Tuesday, March 27, 2007

Ethics and Innovation

I wrote a column in BusinessMirror last year on the need to get out of false dilemmas that businessmen often trap themselves in. I began:

"Is there a tradeoff between ethics and making money? We often think so. Therefore, unless there is enough fear that legal punishment or negative public opinion cannot be avoided, decisions will likely favor the financially rewarding, even if ethically dubious, course of action."

The column continues at http://www.businessmirror.com.ph/0524/oped06.php

The recent government decision to spend P1 billion on anti-poverty programs smacks of a knee-jerk reaction to a complex problem. While I'm willing to assume it's well-intentioned, I think that it has to be very well thought through. Otherwise, all that money will tempt the unscrupulous to come out of the wood work for their "share" and the poor will be no better.

Again, we need to avoid a false dilemma: Either we help the poor by large amounts of direct assistance OR we don't help the poor. Obviously, there must be other ways to help the poor.

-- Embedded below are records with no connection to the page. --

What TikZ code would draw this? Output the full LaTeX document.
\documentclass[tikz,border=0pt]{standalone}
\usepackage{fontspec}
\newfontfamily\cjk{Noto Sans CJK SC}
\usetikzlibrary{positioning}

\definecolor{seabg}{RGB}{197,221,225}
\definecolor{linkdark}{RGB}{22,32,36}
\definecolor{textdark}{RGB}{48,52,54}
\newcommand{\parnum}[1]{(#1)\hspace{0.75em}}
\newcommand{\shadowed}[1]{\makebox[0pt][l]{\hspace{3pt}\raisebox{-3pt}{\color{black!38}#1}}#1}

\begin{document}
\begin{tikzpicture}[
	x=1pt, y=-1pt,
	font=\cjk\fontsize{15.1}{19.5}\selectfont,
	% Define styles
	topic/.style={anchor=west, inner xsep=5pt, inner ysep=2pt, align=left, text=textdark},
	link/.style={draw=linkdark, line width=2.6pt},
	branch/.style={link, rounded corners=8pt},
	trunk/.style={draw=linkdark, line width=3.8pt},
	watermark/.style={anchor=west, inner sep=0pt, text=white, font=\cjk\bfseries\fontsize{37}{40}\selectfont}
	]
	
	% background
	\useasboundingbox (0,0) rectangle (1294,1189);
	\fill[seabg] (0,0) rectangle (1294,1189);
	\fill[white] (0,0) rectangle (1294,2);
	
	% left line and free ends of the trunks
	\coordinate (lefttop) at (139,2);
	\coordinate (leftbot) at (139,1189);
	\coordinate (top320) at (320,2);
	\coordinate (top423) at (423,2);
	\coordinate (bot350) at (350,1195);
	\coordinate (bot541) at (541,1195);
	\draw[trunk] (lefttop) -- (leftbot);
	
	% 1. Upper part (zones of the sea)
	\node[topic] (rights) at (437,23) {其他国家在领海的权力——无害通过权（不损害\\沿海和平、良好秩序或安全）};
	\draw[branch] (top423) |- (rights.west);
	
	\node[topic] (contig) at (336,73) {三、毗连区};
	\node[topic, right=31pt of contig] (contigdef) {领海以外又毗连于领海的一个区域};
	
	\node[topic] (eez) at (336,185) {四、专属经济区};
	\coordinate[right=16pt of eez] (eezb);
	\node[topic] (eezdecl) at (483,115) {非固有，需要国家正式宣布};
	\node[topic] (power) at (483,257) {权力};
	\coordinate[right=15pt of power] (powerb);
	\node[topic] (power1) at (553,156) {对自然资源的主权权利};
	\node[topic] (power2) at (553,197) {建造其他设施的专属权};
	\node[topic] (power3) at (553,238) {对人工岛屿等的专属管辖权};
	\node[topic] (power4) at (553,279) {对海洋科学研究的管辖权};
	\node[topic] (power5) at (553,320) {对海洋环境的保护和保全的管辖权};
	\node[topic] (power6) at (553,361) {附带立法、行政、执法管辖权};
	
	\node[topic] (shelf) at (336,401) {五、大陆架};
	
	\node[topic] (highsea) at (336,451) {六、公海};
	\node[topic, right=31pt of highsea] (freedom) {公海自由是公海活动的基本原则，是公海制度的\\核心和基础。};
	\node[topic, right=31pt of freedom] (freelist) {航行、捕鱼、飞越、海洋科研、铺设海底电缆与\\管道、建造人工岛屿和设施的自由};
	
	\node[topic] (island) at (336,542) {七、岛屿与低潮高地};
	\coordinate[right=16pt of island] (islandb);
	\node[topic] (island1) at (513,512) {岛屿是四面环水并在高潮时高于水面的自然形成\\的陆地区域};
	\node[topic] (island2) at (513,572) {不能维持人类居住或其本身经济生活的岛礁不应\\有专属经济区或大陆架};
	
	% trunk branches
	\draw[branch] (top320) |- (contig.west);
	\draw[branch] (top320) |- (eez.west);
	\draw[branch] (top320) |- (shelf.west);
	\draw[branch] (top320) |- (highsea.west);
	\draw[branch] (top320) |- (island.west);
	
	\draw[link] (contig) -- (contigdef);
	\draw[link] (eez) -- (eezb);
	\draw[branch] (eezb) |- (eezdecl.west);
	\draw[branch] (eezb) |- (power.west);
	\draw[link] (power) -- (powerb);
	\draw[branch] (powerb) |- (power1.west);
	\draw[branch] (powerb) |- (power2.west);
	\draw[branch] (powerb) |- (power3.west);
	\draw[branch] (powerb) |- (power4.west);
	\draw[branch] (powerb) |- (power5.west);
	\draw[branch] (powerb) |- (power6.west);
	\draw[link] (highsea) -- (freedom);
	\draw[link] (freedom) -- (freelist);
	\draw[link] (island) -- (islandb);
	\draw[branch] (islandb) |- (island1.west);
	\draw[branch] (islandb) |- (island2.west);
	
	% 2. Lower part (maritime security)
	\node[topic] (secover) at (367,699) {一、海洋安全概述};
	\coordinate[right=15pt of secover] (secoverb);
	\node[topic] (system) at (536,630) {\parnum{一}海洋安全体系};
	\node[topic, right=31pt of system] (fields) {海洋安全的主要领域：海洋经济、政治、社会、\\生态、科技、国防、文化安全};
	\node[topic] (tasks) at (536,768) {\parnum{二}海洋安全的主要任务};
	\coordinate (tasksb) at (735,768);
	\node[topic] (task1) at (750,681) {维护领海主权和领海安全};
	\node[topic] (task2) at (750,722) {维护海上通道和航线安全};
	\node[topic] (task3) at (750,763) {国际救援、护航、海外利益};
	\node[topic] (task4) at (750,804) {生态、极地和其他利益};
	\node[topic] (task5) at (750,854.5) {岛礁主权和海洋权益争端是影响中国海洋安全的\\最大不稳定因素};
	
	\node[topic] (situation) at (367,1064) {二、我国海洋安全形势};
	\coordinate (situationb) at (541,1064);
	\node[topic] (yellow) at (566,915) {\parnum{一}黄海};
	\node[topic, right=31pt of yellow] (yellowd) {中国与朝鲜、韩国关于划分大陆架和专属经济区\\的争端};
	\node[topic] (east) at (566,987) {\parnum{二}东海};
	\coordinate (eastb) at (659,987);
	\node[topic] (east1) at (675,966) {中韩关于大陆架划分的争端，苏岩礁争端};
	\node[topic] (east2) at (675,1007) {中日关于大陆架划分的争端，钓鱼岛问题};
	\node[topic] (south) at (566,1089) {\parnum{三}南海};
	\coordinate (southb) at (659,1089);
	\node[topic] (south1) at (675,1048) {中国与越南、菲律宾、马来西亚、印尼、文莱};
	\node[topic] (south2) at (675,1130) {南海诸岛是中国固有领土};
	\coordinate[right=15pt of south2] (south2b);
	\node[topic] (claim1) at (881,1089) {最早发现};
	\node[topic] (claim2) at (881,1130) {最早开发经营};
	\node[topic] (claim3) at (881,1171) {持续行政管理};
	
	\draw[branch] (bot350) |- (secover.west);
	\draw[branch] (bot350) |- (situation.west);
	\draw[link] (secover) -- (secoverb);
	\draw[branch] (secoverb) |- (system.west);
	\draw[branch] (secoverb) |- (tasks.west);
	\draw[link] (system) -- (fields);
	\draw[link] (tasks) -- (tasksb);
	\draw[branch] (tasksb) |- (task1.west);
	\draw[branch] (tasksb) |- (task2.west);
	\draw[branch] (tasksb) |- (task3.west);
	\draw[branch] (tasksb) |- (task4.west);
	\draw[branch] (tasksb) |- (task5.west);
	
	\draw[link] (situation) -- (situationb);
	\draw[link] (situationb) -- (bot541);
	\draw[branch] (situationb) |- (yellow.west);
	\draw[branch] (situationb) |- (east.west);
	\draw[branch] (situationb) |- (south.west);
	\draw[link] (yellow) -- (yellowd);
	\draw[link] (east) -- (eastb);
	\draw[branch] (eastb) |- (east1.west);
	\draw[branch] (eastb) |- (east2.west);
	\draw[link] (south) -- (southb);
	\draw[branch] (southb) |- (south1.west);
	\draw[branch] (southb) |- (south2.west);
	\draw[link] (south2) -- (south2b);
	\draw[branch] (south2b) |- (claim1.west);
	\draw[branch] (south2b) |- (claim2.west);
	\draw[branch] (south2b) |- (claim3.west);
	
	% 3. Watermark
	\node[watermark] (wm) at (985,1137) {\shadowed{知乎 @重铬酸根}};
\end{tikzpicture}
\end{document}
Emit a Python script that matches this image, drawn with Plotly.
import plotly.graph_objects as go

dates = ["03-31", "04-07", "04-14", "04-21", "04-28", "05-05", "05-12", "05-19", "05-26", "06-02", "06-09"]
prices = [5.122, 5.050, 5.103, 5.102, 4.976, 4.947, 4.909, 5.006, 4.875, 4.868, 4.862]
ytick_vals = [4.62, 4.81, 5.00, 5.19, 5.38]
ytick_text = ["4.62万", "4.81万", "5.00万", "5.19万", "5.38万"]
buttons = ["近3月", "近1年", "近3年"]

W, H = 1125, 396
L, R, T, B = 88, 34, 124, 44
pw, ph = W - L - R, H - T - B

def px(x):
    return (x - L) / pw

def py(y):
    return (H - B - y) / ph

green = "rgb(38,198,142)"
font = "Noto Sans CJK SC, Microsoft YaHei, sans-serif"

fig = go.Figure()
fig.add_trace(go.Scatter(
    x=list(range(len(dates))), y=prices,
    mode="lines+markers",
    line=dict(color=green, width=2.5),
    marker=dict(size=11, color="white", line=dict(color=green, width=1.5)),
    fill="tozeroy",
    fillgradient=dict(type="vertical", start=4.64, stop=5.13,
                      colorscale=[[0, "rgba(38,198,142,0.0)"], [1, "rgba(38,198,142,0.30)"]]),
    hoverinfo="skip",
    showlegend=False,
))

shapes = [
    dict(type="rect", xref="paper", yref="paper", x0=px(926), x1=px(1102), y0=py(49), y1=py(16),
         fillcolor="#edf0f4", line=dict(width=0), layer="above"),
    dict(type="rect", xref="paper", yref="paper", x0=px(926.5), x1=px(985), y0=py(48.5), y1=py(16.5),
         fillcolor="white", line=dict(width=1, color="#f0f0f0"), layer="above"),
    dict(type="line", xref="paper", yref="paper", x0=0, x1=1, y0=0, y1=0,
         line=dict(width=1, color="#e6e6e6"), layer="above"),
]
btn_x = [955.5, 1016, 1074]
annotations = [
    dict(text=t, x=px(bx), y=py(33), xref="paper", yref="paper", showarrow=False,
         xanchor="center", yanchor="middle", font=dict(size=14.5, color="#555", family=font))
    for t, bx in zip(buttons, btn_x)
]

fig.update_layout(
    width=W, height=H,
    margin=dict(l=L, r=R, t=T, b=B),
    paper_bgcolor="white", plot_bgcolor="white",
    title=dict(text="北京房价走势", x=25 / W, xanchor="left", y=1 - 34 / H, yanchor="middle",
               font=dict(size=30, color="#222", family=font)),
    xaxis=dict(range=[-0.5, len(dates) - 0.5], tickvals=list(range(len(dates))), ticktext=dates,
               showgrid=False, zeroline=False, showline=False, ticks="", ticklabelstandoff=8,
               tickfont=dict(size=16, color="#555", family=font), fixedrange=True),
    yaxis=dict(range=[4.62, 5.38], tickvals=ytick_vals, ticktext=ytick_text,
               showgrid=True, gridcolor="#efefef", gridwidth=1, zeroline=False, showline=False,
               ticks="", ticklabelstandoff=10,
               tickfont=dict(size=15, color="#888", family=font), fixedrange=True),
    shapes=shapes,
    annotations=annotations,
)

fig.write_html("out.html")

Innovative solutions to helping the poor will have to involve improving the poor's capacity to help themselves. The economist David Ellerman (connected with the World Bank for some time) has written about "Helping People Help Themselves: Towards a Theory of Autonomy-Compatible Help" where he essentially argues that help which develops people must recognize that:

  1. help must start from the present situation of the doers—not from a "blank slate",

  2. helpers must see the situation through the eyes of the doers—not just through their own eyes,

  3. help cannot be imposed upon the doers—as that directly violates their autonomy,

  4. nor can doers receive help as a benevolent gift—as that creates dependency, and

  5. doers must be "in the driver's seat"—which is the basic idea of autonomous self-direction.
Ellerman's lecture on this topic at the Paris Uplift Academy in April 27, 2006 is available at YouTube below.

Of course, as a Christian, I believe that helping as benevolence (Ellerman's #4) is really an act of love even if it doesn't necessarily lead to self-sufficiency. Acts of love can sometimes "spoil" people, as any parent knows.